Pada akhirnya, memanusiakan manusia menjadi kata kunci untuk melakukan perubahan secara mendasar atas realitas yang terjadi. Karenanya sebagai manusia yang fitrahnya telah dilumpuhkan, masyarakat hasil pendidikan gaya bank atau masyarakat tertindas itu, perlu diberi kepercayaan untuk menyusun dan menyelenggarakan pendidikannya. Sistem pendidikan yang perlu dibangun adalah sistem pendidikan humanis, hadap masalah. Pendidikan hadap masalah mencoba membukakan tabir dari realitas yang selama ini tertutup untuk kaum tertindas. Sistem pendidikan hadap masalah menjadi sistem pendidikan yang tepat, karena berawal dari berbagai proses pengamatan, pengkajian dan penelitian terlebih dahulu. Sehingga sistem pendidikan hadap masalah mencoba mengintegrasikan dengan realitas masyarakat. Dengan demikian, apa yang dipelajari tidak berbenturan dengan realitas, bahkan apa yang dipelajari mampu memacu lahirnya solusi-solusi bagi perbaikan realitas. Hal ini diawali dengan suasana belajar antara guru dan siswa yang tidak berjarak, karena keduanya menjadi subyek yang bersama-sama memahami pengetahuan bukan lagi sebagai mantera (doxa) tetapi sebagai pengetahuan yang sejati (logos). Karenanya akan ada aktivitas dialogis antara guru dan siswa dalam menguakan realitas dalam kerangka ilmu pengetahuan. Hal ini mendobrak pemahaman akan aktivitas anti dialogis yang terjadi pada pendidikan gaya bank, yang menganggap rendah potensi siswa. Melalui sistem pendidikan yang revolusioner tersebut, masyarakat dikenalkan pada aktivitas refleksi dan aksi dalam dinamikanya. Refleksi dan aksi menjadi bagian dari proses pembelajaran, untuk merenungi apa yang telah dipelajari sekaligus menerapkan hasil dari proses pembelajaran, sebagai bentuk dari lahirnya kesadaran kritis masyarakat. Proses pembelajaran yang demikian menjadi upaya untuk memahami realitas hari ini dan masa depan, sehingga manusia menjadi makhluk yang mampu melampaui dirinya untuk melangkah maju dan memandang ke depan guna perbaikan.

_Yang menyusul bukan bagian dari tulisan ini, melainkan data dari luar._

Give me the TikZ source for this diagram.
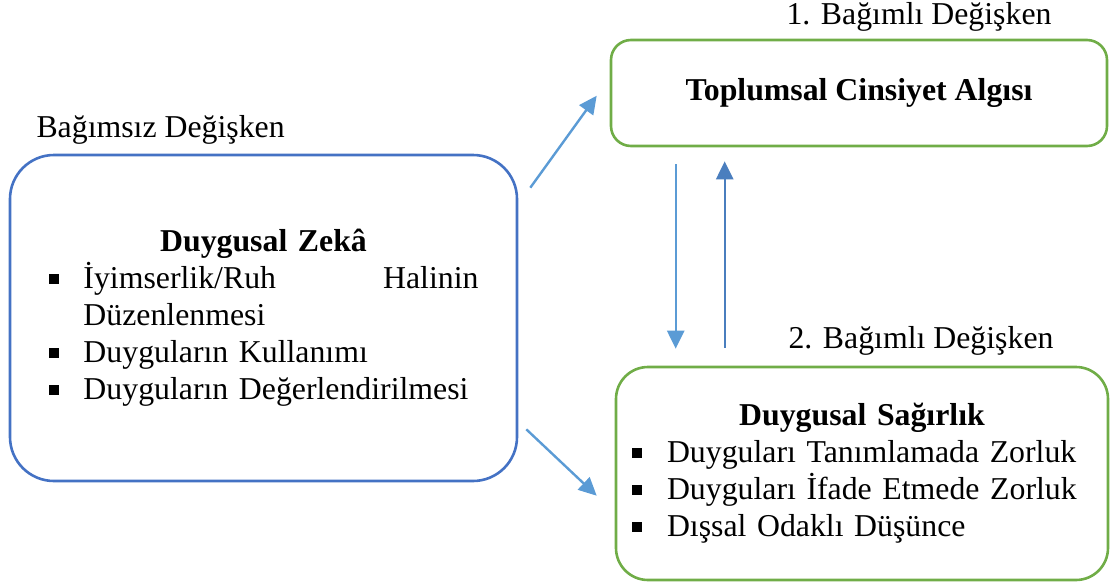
\documentclass[tikz,border=0pt]{standalone}
\usepackage{fontspec}
\setmainfont{Liberation Serif}
\usetikzlibrary{arrows.meta}
\definecolor{mavi}{RGB}{68,114,196}
\definecolor{yesil}{RGB}{112,173,71}
\definecolor{okmavi}{RGB}{91,155,213}
\definecolor{koyuok}{RGB}{74,126,190}
\newcommand{\baslik}[1]{\noindent\makebox[\linewidth][c]{\bfseries #1}\par}
\newcommand{\madde}[1]{\noindent\makebox[35pt][l]{\rule[5pt]{10pt}{10pt}}#1\par}
\begin{document}
\begin{tikzpicture}[x=1pt,y=-1pt, font=\fontsize{31.8}{37}\selectfont,
	kutu/.style={draw=#1,line width=2.6pt,inner sep=0pt,align=left},
	ok/.style={draw=okmavi,line width=2.4pt,-{Triangle[length=18pt,width=17pt]}}]
	\useasboundingbox (0,0) rectangle (1112,587);
	\node [kutu=mavi,rounded corners=44pt,minimum width=507pt,minimum height=326pt,text width=430pt] (zeka) at (263.5,318) {%
		\baslik{Duygusal Zekâ}
		\madde{\makebox[395pt][s]{İyimserlik/Ruh\hfill Halinin}}
		\noindent\hspace*{35pt}Düzenlenmesi\par
		\madde{Duyguların Kullanımı}
		\madde{Duyguların Değerlendirilmesi}};
	\node [kutu=yesil,rounded corners=20pt,minimum width=496pt,minimum height=106pt,font=\fontsize{31.8}{37}\selectfont\bfseries] (toplum) at (859,93) {Toplumsal Cinsiyet Algısı};
	\node [kutu=yesil,rounded corners=32pt,minimum width=492pt,minimum height=213pt,text width=460pt] (sagir) at (862,473.5) {%
		\baslik{Duygusal Sağırlık}
		\madde{Duyguları Tanımlamada Zorluk}
		\madde{Duyguları İfade Etmede Zorluk}
		\madde{Dışsal Odaklı Düşünce}};
	\node [anchor=base west] (bagimsiz) at (33,137) {Bağımsız Değişken};
	\node [anchor=base west] (bagimli1) at (783,24) {1. Bağımlı Değişken};
	\node [anchor=base west] (bagimli2) at (785,348) {2. Bağımlı Değişken};
	\draw [ok] ([shift={(12,34)}]zeka.north east) -- ([shift={(-13,57)}]toplum.north west);
	\draw [ok] ([shift={(8,-53)}]zeka.south east) -- ([shift={(-18,130)}]sagir.north west);
	\draw [ok] ([shift={(66,17)}]toplum.south west) -- ([shift={(61,-17)}]sagir.north west);
	\draw [ok,draw=koyuok] ([shift={(110,-18)}]sagir.north west) -- ([shift={(115,14)}]toplum.south west);
\end{tikzpicture}
\end{document}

Dengan demikian pendidikan humanis semestinya diselenggarakan untuk membebaskan manusia dari belenggu pembodohan, pengekangan dalam berpikir. Pendidikan yang pada hakikatnya memanusiakan manusia tidak dapat lagi diartikan sebagai alat penindasan, yang mengekalkan adanya kesenjangan-kesenjangan antar manusia. Pendidikan humanis dengan proses dialogis yang mengajak untuk melakukan refleksi dan aksi demi terciptanya kesadaran kritis, dipercaya sebagai pendidikan yang mampu membebaskan manusia dari belenggu pembodohan, yang mengembalikan manusia pada fitrahnya. Pendidikan humanis menjadi sebuah tawaran yang positif karena berasal dari kondisi masyarakat dan diselenggarakan bersama masyarakat untuk menciptakan kebudayaan baru dengan manusia baru yang mampu memberi kemaslahatan.